Monday, January 6, 2014

The strange bedfellows of the education reform movement

Mercedes Schneider has a post that beautifully illustrates some of the complexities and contradictions of the reform movement using the example of this big-budget campaign:
On December 10, 2013, the Center for Union Facts (CUF) (don’t believe the name) sponsored a full-page ad in the New York Times attributing the “high school slip in global rankings” to a single issue: The failure of American Federation of Teachers President Randi Weingarten to promote merit pay for teachers.

The ad reads,

We have fallen behind Latvia, Estonia, and Vietnam in science and math. The teachers union continues to protect incompetent teachers and refuses to reward outstanding teachers with merit-based pay. Randi Weingarten, head of the American Federation of Teachers, fights against reforms that would help fix our failing schools.
Later in the post, Schneider provides some background on CUF:
The Center for Union Facts is one of five nonprofit “front groups” run by lobbyist Rick Berman of Berman and Company:

American Beverage Institute

Center for Consumer Freedom

Center for Union Facts

Employment Policies Institute Foundation

Enterprise Freedom Action Committee

These “front groups” offer mission statements that disguise the agenda of hidden supporters. CUF is Berman’s front for union bashing.
(Schneider's follow-up is also worth checking out.)

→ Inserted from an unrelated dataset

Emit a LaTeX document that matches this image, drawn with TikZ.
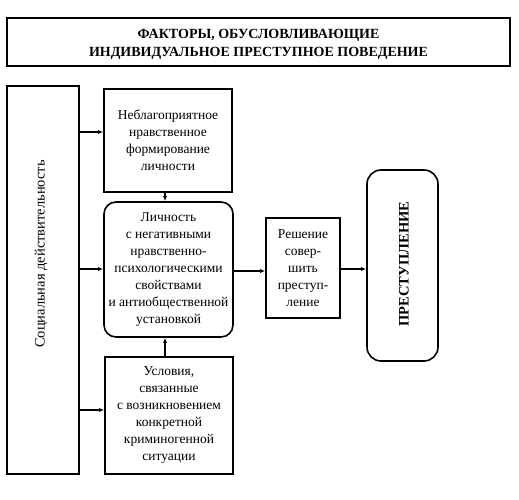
\documentclass[tikz,border=0pt]{standalone}
\usepackage{fontspec}
\setmainfont{Liberation Serif}
\usetikzlibrary{arrows.meta}
\begin{document}
\begin{tikzpicture}[x=1pt,y=-1pt,
  every node/.style={font=\fontsize{13.5}{17}\selectfont, align=center, inner sep=0pt},
  box/.style={draw, line width=1.6pt},
  rbox/.style={draw, line width=1.6pt, rounded corners=12pt},
  arr/.style={-{Latex[length=5pt,width=4pt]}, line width=1.3pt}]
\useasboundingbox (0,0) rectangle (519,500);
\node[box, minimum width=503pt, minimum height=48pt] (title) at (258.5,42) {};
\node[font=\bfseries\fontsize{14}{18}\selectfont] (titletext) at (258.5,44.5)
  {ФАКТОРЫ, ОБУСЛОВЛИВАЮЩИЕ\\ИНДИВИДУАЛЬНОЕ ПРЕСТУПНОЕ ПОВЕДЕНИЕ};
\node[box, minimum width=72pt, minimum height=388pt] (left) at (43,280) {};
\node[rotate=90, font=\fontsize{14.5}{17}\selectfont] (lefttext) at (41,254) {Социальная действительность};
\node[box, minimum width=128pt, minimum height=103pt] (b1) at (168,140.5)
  {Неблагоприятное\\нравственное\\формирование\\личности};
\node[rbox, minimum width=129pt, minimum height=135pt] (b2) at (168.5,269.5)
  {Личность\\с негативными\\нравственно-\\психологическими\\свойствами\\и антиобщественной\\установкой};
\node[box, minimum width=128pt, minimum height=117pt] (b3) at (169,415.5)
  {Условия,\\связанные\\с возникновением\\конкретной\\криминогенной\\ситуации};
\node[box, minimum width=74pt, minimum height=100pt] (dec) at (303,268)
  {Решение\\совер-\\шить\\преступ-\\ление};
\node[rbox, rounded corners=14pt, minimum width=71pt, minimum height=191pt] (crime) at (402.5,265.5) {};
\node[rotate=90, font=\bfseries\fontsize{14.5}{17}\selectfont] (crimetext) at (404,264) {ПРЕСТУПЛЕНИЕ};
\draw[arr] (left.east |- 0,132) -- (b1.west |- 0,132);
\draw[arr] (left.east |- 0,269) -- (b2.west |- 0,269);
\draw[arr] (left.east |- 0,410) -- (b3.west |- 0,410);
\draw[arr] (b1.south -| 165,0) -- (b2.north -| 165,0);
\draw[arr] (b3.north -| 165,0) -- (b2.south -| 165,0);
\draw[arr] (b2.east |- 0,271) -- (dec.west |- 0,271);
\draw[arr] (dec.east |- 0,269) -- (crime.west |- 0,269);
\end{tikzpicture}
\end{document}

For more on Berman, here are the first few lines of his Wikipedia page:
Richard B. Berman (born 1942) is a Washington, D.C.-based lawyer, public relations executive, and lobbyist. Through his public affairs firm Berman and Company, Berman runs several industry-funded non-profit organizations such as the Center for Consumer Freedom[1] and the Center for Union Facts.[2] Berman's organizations have run numerous media campaigns on the issues of obesity, smoking, mad cow disease, taxes, the national debt, drinking and driving, as well as the minimum wage.[3][4][5] 60 Minutes has called him "the booze and food industries' weapon of mass destruction,"[4] labor union activist Richard Bensinger gave him the nickname "Dr. Evil,"[3][4] and Michael Kranish of the Boston Globe has dubbed him a “pioneer” in the “realm of opinion molding.”[6]

In September 2013, the Huffington Post included Berman on its “list of the 20 most influential members of the power elite.[7]

Just to be clear, most people in the reform movement are motivated by a sincere desire to improve education, particularly among the disadvantaged, but that doesn't mean we can dismiss the influence of groups with other agendas. There is no part of the movement that has not gotten significant support from some group hostile to unions (such as the Walton family) and, because of the highly interconnected social structure of the movement and the lack of firewalls, almost every major player in the movement is at best one or two degrees of separation from an anti-union activist (for example, David Coleman, the father of the Common Core initiative, was a founding member on the board of Michelle Rhee's StudentsFirst, which is pretty ground zero for the anti-labor wing of the movement).

This doesn't mean that we should look at most movement initiatives as covert attempts at union busting; that's not how influence works. Very seldom do you buy people outright. Instead you generally plant a bias that's subtle enough to go unnoticed by those affected. People like Jonathan Chait are not anti-labor but they've been nudged into some extremely anti-labor positions and have generally remained unaware of the process.